> DIRECTIONS FOR THIS TASK: Type out the complete listing below word for word, without its pictures.

-.-.-

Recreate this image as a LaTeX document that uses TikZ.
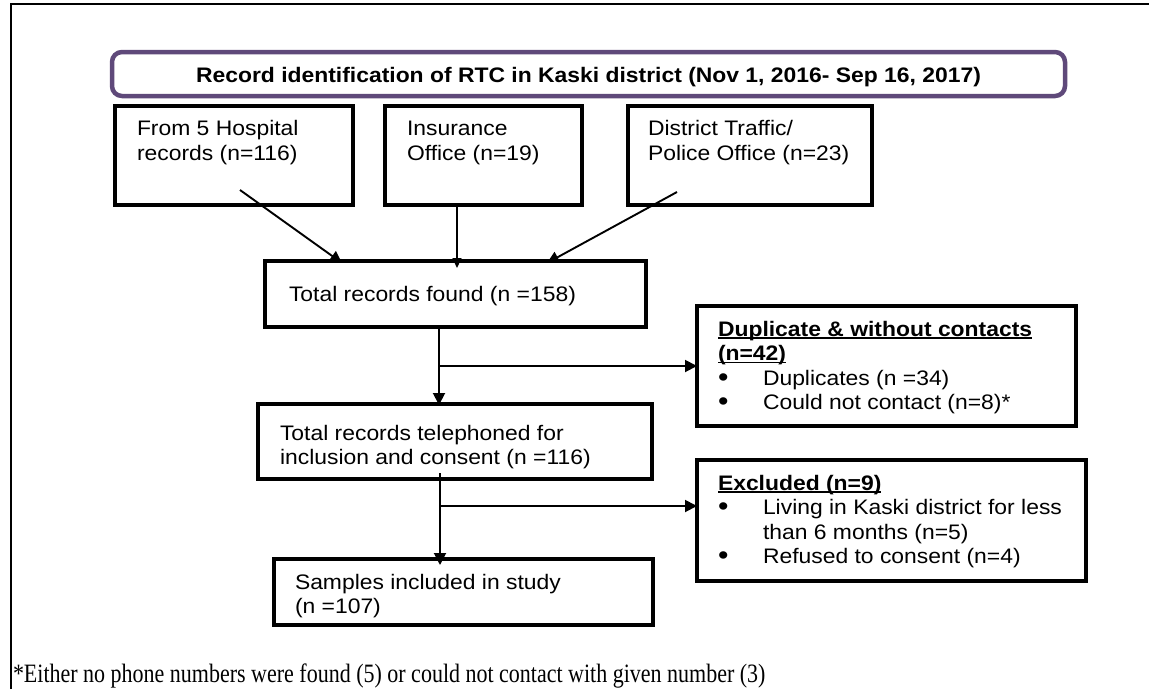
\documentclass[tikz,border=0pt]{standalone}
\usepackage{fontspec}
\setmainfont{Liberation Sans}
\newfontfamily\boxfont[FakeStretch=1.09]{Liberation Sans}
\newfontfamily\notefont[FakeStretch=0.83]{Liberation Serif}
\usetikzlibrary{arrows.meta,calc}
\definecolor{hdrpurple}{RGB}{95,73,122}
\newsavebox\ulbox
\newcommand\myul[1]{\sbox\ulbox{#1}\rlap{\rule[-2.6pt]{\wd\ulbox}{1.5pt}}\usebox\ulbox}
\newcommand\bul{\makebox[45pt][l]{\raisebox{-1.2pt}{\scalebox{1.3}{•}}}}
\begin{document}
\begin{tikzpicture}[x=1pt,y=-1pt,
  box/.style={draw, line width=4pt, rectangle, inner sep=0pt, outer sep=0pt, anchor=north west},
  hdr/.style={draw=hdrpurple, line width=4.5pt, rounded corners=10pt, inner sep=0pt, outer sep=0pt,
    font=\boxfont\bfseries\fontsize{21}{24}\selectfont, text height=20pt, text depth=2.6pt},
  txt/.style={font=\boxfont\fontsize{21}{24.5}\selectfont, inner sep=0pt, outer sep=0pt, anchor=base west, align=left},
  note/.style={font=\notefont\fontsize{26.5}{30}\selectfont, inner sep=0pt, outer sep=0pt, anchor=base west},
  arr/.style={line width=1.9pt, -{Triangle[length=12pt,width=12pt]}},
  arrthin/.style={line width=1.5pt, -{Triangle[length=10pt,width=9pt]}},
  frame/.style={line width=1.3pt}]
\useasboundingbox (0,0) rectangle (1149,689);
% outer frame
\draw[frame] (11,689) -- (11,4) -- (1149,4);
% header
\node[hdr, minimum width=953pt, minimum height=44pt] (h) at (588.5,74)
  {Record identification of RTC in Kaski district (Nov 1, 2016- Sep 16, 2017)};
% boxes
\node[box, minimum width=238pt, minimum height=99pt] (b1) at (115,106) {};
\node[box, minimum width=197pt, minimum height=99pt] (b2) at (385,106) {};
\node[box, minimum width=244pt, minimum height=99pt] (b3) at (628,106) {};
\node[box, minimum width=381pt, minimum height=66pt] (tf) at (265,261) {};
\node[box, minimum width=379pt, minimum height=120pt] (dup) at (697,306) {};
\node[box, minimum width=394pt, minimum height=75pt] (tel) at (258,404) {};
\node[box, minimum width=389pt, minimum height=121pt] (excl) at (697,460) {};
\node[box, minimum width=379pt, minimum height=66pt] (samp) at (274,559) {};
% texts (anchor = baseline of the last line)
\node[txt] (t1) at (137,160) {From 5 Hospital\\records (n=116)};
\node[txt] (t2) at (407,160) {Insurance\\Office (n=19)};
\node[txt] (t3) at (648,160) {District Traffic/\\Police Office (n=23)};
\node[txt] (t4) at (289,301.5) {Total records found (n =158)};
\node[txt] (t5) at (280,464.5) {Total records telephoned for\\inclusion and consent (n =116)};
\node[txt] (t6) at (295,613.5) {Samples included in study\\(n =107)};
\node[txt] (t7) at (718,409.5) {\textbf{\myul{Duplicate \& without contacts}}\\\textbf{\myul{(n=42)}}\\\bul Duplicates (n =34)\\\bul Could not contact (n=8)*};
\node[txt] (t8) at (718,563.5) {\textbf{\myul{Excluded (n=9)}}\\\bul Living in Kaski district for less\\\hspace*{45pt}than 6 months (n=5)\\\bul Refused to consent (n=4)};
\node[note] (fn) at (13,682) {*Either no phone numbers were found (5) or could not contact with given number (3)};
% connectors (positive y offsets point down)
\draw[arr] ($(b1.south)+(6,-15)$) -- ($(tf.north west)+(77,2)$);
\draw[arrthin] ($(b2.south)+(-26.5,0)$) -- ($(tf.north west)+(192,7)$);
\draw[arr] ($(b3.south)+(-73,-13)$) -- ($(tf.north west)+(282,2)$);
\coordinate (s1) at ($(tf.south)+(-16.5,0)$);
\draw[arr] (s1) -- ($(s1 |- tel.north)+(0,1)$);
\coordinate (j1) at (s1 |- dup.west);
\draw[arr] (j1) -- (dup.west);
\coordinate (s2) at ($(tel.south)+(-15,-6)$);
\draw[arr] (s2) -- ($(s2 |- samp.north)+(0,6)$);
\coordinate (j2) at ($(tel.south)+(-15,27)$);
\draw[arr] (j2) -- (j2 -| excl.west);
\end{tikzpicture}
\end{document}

-.-.-

> ANSWER TO THE PROBLEM:
Recreate this image as a LaTeX document that uses TikZ.
\documentclass[tikz,border=0pt]{standalone}
\usepackage{fontspec}
\setmainfont{Liberation Sans}
\newfontfamily\boxfont[FakeStretch=1.09]{Liberation Sans}
\newfontfamily\notefont[FakeStretch=0.83]{Liberation Serif}
\usetikzlibrary{arrows.meta,calc}
\definecolor{hdrpurple}{RGB}{95,73,122}
\newsavebox\ulbox
\newcommand\myul[1]{\sbox\ulbox{#1}\rlap{\rule[-2.6pt]{\wd\ulbox}{1.5pt}}\usebox\ulbox}
\newcommand\bul{\makebox[45pt][l]{\raisebox{-1.2pt}{\scalebox{1.3}{•}}}}
\begin{document}
\begin{tikzpicture}[x=1pt,y=-1pt,
  box/.style={draw, line width=4pt, rectangle, inner sep=0pt, outer sep=0pt, anchor=north west},
  hdr/.style={draw=hdrpurple, line width=4.5pt, rounded corners=10pt, inner sep=0pt, outer sep=0pt,
    font=\boxfont\bfseries\fontsize{21}{24}\selectfont, text height=20pt, text depth=2.6pt},
  txt/.style={font=\boxfont\fontsize{21}{24.5}\selectfont, inner sep=0pt, outer sep=0pt, anchor=base west, align=left},
  note/.style={font=\notefont\fontsize{26.5}{30}\selectfont, inner sep=0pt, outer sep=0pt, anchor=base west},
  arr/.style={line width=1.9pt, -{Triangle[length=12pt,width=12pt]}},
  arrthin/.style={line width=1.5pt, -{Triangle[length=10pt,width=9pt]}},
  frame/.style={line width=1.3pt}]
\useasboundingbox (0,0) rectangle (1149,689);
% outer frame
\draw[frame] (11,689) -- (11,4) -- (1149,4);
% header
\node[hdr, minimum width=953pt, minimum height=44pt] (h) at (588.5,74)
  {Record identification of RTC in Kaski district (Nov 1, 2016- Sep 16, 2017)};
% boxes
\node[box, minimum width=238pt, minimum height=99pt] (b1) at (115,106) {};
\node[box, minimum width=197pt, minimum height=99pt] (b2) at (385,106) {};
\node[box, minimum width=244pt, minimum height=99pt] (b3) at (628,106) {};
\node[box, minimum width=381pt, minimum height=66pt] (tf) at (265,261) {};
\node[box, minimum width=379pt, minimum height=120pt] (dup) at (697,306) {};
\node[box, minimum width=394pt, minimum height=75pt] (tel) at (258,404) {};
\node[box, minimum width=389pt, minimum height=121pt] (excl) at (697,460) {};
\node[box, minimum width=379pt, minimum height=66pt] (samp) at (274,559) {};
% texts (anchor = baseline of the last line)
\node[txt] (t1) at (137,160) {From 5 Hospital\\records (n=116)};
\node[txt] (t2) at (407,160) {Insurance\\Office (n=19)};
\node[txt] (t3) at (648,160) {District Traffic/\\Police Office (n=23)};
\node[txt] (t4) at (289,301.5) {Total records found (n =158)};
\node[txt] (t5) at (280,464.5) {Total records telephoned for\\inclusion and consent (n =116)};
\node[txt] (t6) at (295,613.5) {Samples included in study\\(n =107)};
\node[txt] (t7) at (718,409.5) {\textbf{\myul{Duplicate \& without contacts}}\\\textbf{\myul{(n=42)}}\\\bul Duplicates (n =34)\\\bul Could not contact (n=8)*};
\node[txt] (t8) at (718,563.5) {\textbf{\myul{Excluded (n=9)}}\\\bul Living in Kaski district for less\\\hspace*{45pt}than 6 months (n=5)\\\bul Refused to consent (n=4)};
\node[note] (fn) at (13,682) {*Either no phone numbers were found (5) or could not contact with given number (3)};
% connectors (positive y offsets point down)
\draw[arr] ($(b1.south)+(6,-15)$) -- ($(tf.north west)+(77,2)$);
\draw[arrthin] ($(b2.south)+(-26.5,0)$) -- ($(tf.north west)+(192,7)$);
\draw[arr] ($(b3.south)+(-73,-13)$) -- ($(tf.north west)+(282,2)$);
\coordinate (s1) at ($(tf.south)+(-16.5,0)$);
\draw[arr] (s1) -- ($(s1 |- tel.north)+(0,1)$);
\coordinate (j1) at (s1 |- dup.west);
\draw[arr] (j1) -- (dup.west);
\coordinate (s2) at ($(tel.south)+(-15,-6)$);
\draw[arr] (s2) -- ($(s2 |- samp.north)+(0,6)$);
\coordinate (j2) at ($(tel.south)+(-15,27)$);
\draw[arr] (j2) -- (j2 -| excl.west);
\end{tikzpicture}
\end{document}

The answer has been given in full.